I've been recently working on a project management program (getting there)..and have started to wrestle with the security model. Basically it uses a standard gacl (general access control library) library (open source) that tries to deal with every
likely possibility. The gacl idea is to allow modules to be defined and within each module 5-7 permission layers that can be set per user and/or group - for both access and denial of access - I know confusing. For example:
If you have an application with a Company module and user contact module and within each you can Create/Update/Delete (CrUD) and View then you have 2 modules x 4 actions x 2 possible settings (allow/deny) = 16 take that and multiply by the number of users - say 100 - and you get 1600 table entries for the security module (roughly speaking). Where the general idea of having a generic approach makes sense, the problem comes into play when you start to scale. I've seen similar modules used to support a 20 module system for 100,000 users producing 160,000,000 records in the security database.....basically killing the system.
The basic argument for using a generic gacl is that it provides a consistent framework and reduces code support and issues - and it's made to accommodate all potential needs.

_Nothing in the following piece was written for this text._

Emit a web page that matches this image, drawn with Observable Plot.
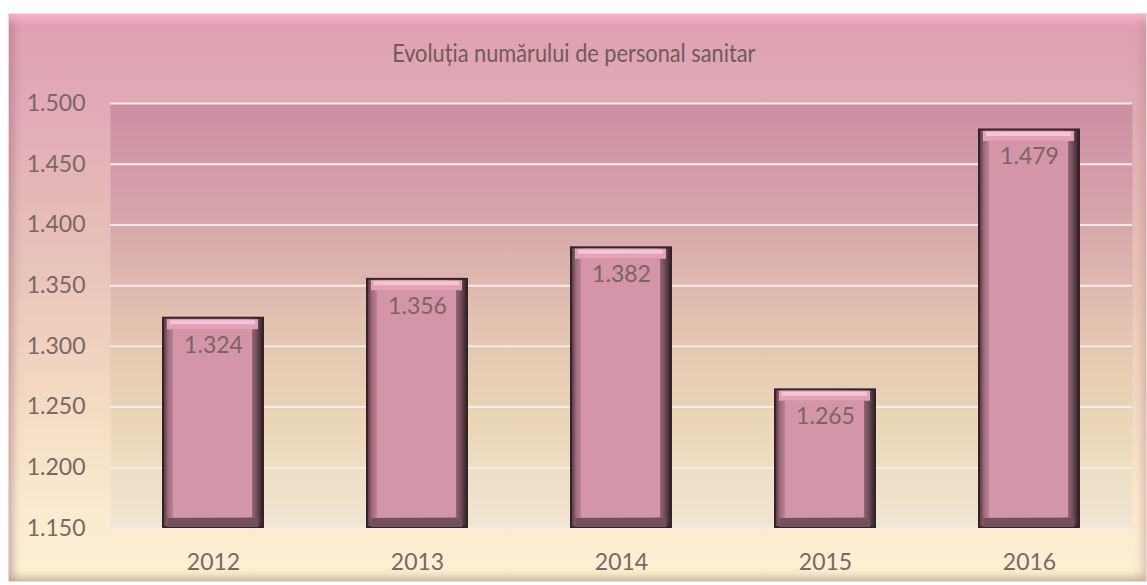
<!DOCTYPE html>
<html>
<head>
<meta charset="utf-8">
<script src="https://cdn.jsdelivr.net/npm/d3@7"></script>
<script src="https://cdn.jsdelivr.net/npm/@observablehq/plot@0.6"></script>
<style>
  html, body { margin: 0; padding: 0; background: #ffffff; width: 1147px; height: 585px; overflow: hidden; }
  #frame {
    position: absolute; left: 8px; top: 13px; width: 1139px; height: 569px;
    box-sizing: border-box;
    border: 1px solid #e2dcdc;
    background: linear-gradient(to bottom, #e09fb3 0%, #e2adb7 20%, #e9c4b9 45%, #f4dcc4 70%, #fbebd0 88%, #fdf0d4 100%);
    box-shadow:
      inset 0 10px 8px -4px rgba(250, 185, 205, 0.9),
      inset 6px 0 8px -2px rgba(130, 70, 90, 0.35),
      inset -8px 0 8px -3px rgba(170, 120, 100, 0.25),
      inset 0 -8px 8px -3px rgba(140, 120, 80, 0.3);
  }
  #title {
    position: absolute; left: 0; top: 37px; width: 1147px; text-align: center;
    font-family: Lato, "Open Sans", sans-serif; font-size: 25px; color: #6e5c57;
    line-height: 30px;
  }
  #title span { display: inline-block; transform: scaleX(0.87); transform-origin: center; }
  #chart { position: absolute; left: 0; top: 0; }
</style>
</head>
<body>
<svg width="0" height="0" style="position:absolute">
  <defs>
    <linearGradient id="plotBg" x1="0" y1="0" x2="0" y2="1">
      <stop offset="0" stop-color="#cd8ea2"/>
      <stop offset="0.25" stop-color="#d6a3ab"/>
      <stop offset="0.5" stop-color="#e2c1b0"/>
      <stop offset="0.75" stop-color="#ebd7b6"/>
      <stop offset="1" stop-color="#f0e6d4"/>
    </linearGradient>
    <linearGradient id="barSide" x1="0" y1="0" x2="1" y2="0">
      <stop offset="0" stop-color="#5e3c47"/>
      <stop offset="0.04" stop-color="#9c6a7a"/>
      <stop offset="0.11" stop-color="#c58c9e"/>
      <stop offset="0.86" stop-color="#b07a8a"/>
      <stop offset="0.95" stop-color="#6e4a56"/>
      <stop offset="1" stop-color="#3a2830"/>
    </linearGradient>
  </defs>
</svg>
<div id="frame"></div>
<div id="title"><span>Evoluția numărului de personal sanitar</span></div>
<div id="chart"></div>
<script>
const years = ["2012", "2013", "2014", "2015", "2016"];
const staff = [1324, 1356, 1382, 1265, 1479];
const yTicks = [1150, 1200, 1250, 1300, 1350, 1400, 1450, 1500];

const data = years.map((year, i) => ({year, value: staff[i]}));
const fmt = d3.formatLocale({decimal: ",", thousands: ".", grouping: [3], currency: ["", ""]}).format(",");
const yMin = 1150;

const plot = Plot.plot({
  width: 1147,
  height: 585,
  marginLeft: 110,
  marginRight: 15,
  marginTop: 103,
  marginBottom: 57,
  style: {fontFamily: "Lato, 'Open Sans', sans-serif", fontSize: "23px", color: "#7a6762", background: "transparent", overflow: "visible"},
  x: {domain: years, paddingInner: 0.5, paddingOuter: 0.25, label: null, tickSize: 0, tickPadding: 25},
  y: {domain: [1150, 1500], ticks: yTicks, tickFormat: fmt, label: null, tickSize: 0, tickPadding: 25},
  marks: [
    Plot.frame({fill: "url(#plotBg)", stroke: "none"}),
    Plot.ruleY(yTicks, {stroke: "#f4eeea", strokeWidth: 2}),
    Plot.barY(data, {x: "year", y1: yMin, y2: "value", fill: "#33242a"}),
    Plot.barY(data, {x: "year", y1: yMin, y2: "value", fill: "url(#barSide)", insetTop: 2, insetBottom: 2, insetLeft: 2, insetRight: 2}),
    Plot.tickY(data, {x: "year", y: "value", dy: 7, stroke: "#e2a2b8", strokeWidth: 10, insetLeft: 5, insetRight: 6}),
    Plot.tickY(data, {x: "year", y: "value", dy: 5, stroke: "#f6c4d6", strokeWidth: 4, insetLeft: 8, insetRight: 9}),
    Plot.tickY(data, {x: "year", y: yMin, dy: -6, stroke: "#74505c", strokeWidth: 9, insetLeft: 5, insetRight: 6}),
    Plot.barY(data, {x: "year", y1: yMin, y2: "value", fill: "#d595a9", insetTop: 12, insetBottom: 11, insetLeft: 11, insetRight: 12}),
    Plot.text(data, {x: "year", y: "value", text: d => fmt(d.value), dy: 28, fontSize: 23, fill: "#7a6560"})
  ]
});
document.getElementById("chart").appendChild(plot);
</script>
</body>
</html>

Here's my issue with this:
- there are always exceptions (what if there's a single field in a module that needs special security handling? for certain users? for certain data? (a bank system that does not allow tellers to cash out accounts for consumers with an 'interesting' criminal background)

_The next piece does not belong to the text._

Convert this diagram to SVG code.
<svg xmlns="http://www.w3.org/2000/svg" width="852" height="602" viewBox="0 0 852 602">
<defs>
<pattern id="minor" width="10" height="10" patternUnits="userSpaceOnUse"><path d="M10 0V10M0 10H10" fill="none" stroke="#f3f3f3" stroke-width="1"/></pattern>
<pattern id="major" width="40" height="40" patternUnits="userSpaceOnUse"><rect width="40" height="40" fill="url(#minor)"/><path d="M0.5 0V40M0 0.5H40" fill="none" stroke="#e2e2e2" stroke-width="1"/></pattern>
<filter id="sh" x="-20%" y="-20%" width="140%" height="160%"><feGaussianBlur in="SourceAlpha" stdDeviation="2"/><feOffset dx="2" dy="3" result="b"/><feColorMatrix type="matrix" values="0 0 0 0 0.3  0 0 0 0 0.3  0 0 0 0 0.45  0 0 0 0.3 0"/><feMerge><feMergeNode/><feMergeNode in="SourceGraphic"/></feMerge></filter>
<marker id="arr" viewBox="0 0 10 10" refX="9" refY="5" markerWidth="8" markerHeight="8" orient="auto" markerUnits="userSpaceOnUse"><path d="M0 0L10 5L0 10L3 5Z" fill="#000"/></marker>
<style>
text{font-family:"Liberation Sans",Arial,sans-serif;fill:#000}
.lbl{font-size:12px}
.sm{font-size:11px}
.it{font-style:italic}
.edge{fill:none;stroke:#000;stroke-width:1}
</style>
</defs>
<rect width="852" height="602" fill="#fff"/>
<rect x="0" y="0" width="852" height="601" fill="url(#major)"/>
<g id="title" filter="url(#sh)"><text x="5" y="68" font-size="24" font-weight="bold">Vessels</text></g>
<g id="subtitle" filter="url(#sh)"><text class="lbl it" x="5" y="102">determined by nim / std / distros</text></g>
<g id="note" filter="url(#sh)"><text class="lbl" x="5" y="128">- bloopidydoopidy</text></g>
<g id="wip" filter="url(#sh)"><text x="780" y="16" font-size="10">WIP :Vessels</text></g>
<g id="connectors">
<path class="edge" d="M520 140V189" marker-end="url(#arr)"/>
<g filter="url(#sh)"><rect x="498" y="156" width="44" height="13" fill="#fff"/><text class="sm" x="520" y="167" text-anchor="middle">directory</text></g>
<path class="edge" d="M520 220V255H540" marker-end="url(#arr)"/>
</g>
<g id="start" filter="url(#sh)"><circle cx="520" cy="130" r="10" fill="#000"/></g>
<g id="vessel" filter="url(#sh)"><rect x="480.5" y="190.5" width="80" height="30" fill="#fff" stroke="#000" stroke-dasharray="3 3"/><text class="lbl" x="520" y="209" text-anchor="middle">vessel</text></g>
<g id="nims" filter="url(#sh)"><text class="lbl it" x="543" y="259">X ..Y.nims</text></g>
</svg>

- it really doesn't scale well
- it's so complex that handling it and implementing the model (each module would need it) takes time/effort and potential coding mistakes.
AND what if there were really only 2 types of users? updaters and viewers? Have a separate object yes - million of rows of security data in a complex security model....no.......
My advice - understand the needs and data prior to implementing an overly complex generic approach - YOU CAN'T ACCOMMODATE EVERY POSSIBILITY SO DON'T TRY - make the solution specific to the need.